>>>>>

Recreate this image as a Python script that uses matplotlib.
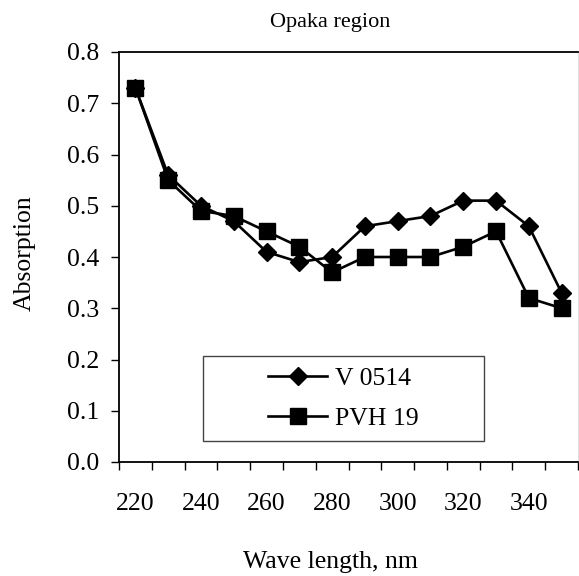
import matplotlib.pyplot as plt
import numpy as np
from matplotlib.patches import Rectangle

wavelengths = [220, 230, 240, 250, 260, 270, 280, 290, 300, 310, 320, 330, 340, 350]
v0514 = [0.73, 0.56, 0.50, 0.47, 0.41, 0.39, 0.40, 0.46, 0.47, 0.48, 0.51, 0.51, 0.46, 0.33]
pvh19 = [0.73, 0.55, 0.49, 0.48, 0.45, 0.42, 0.37, 0.40, 0.40, 0.40, 0.42, 0.45, 0.32, 0.30]
x_labels = [220, 240, 260, 280, 300, 320, 340]
y_ticks = [0.0, 0.1, 0.2, 0.3, 0.4, 0.5, 0.6, 0.7, 0.8]


def main():
    plt.rcParams["font.family"] = ["Liberation Serif", "DejaVu Serif"]
    W, H = 579, 576
    fig = plt.figure(figsize=(W / 100, H / 100), dpi=100)
    ax = fig.add_axes([119 / W, 1 - 462 / H, 459 / W, 410 / H])

    ax.plot(wavelengths, v0514, color="black", lw=1.9, marker="D", ms=9.5,
            label="V 0514", zorder=3)
    ax.plot(wavelengths, pvh19, color="black", lw=1.9, marker="s", ms=11,
            label="PVH 19", zorder=3)

    ax.set_xlim(215, 355)
    ax.set_ylim(0, 0.8)

    # category boundaries get tick marks, labels sit under every second point
    ax.set_xticks(np.arange(215, 356, 10))
    ax.set_xticklabels([])
    ax.set_xticks(x_labels, minor=True)
    ax.set_xticklabels([str(v) for v in x_labels], minor=True, fontsize=18.5)
    ax.tick_params(axis="x", which="major", direction="out", length=6, width=1)
    ax.tick_params(axis="x", which="minor", length=0, pad=22)

    ax.set_yticks(y_ticks)
    ax.set_yticklabels([f"{v:.1f}" for v in y_ticks], fontsize=18.5)
    ax.tick_params(axis="y", direction="out", length=6, width=1, pad=8)

    for s in ["left", "bottom", "top"]:
        ax.spines[s].set_linewidth(1.3)
        ax.spines[s].set_color("black")
    ax.spines["right"].set_color("#e0e0e0")

    # wide excel-style legend box
    ax.add_patch(Rectangle((0.183, 0.051), 0.612, 0.2075, transform=ax.transAxes,
                           fill=True, facecolor="white", edgecolor="#444444",
                           lw=1.0, zorder=4))
    leg = ax.legend(loc="center", bbox_to_anchor=(0.183 + 0.612 / 2, 0.051 + 0.2075 / 2),
                    frameon=False, fontsize=18.5, handlelength=2.3, handletextpad=0.3,
                    labelspacing=0.65)
    leg.set_zorder(5)

    fig.text(330 / W, 1 - 23 / H, "Opaka region", ha="center", va="center", fontsize=16)
    fig.text(330 / W, 1 - 562 / H, "Wave length, nm", ha="center", va="center", fontsize=18.5)
    fig.text(25 / W, 1 - 253 / H, "Absorption", ha="center", va="center",
             rotation=90, fontsize=18.5)

    fig.savefig("out.png", dpi=100)


if __name__ == "__main__":
    main()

<<<<<

With the pictures left out, restate word for word every line of the data above, from the first down to the line that contains "from matplotlib.patches import Rectangle".

• _Response below_:
Recreate this image as a Python script that uses matplotlib.
import matplotlib.pyplot as plt
import numpy as np
from matplotlib.patches import Rectangle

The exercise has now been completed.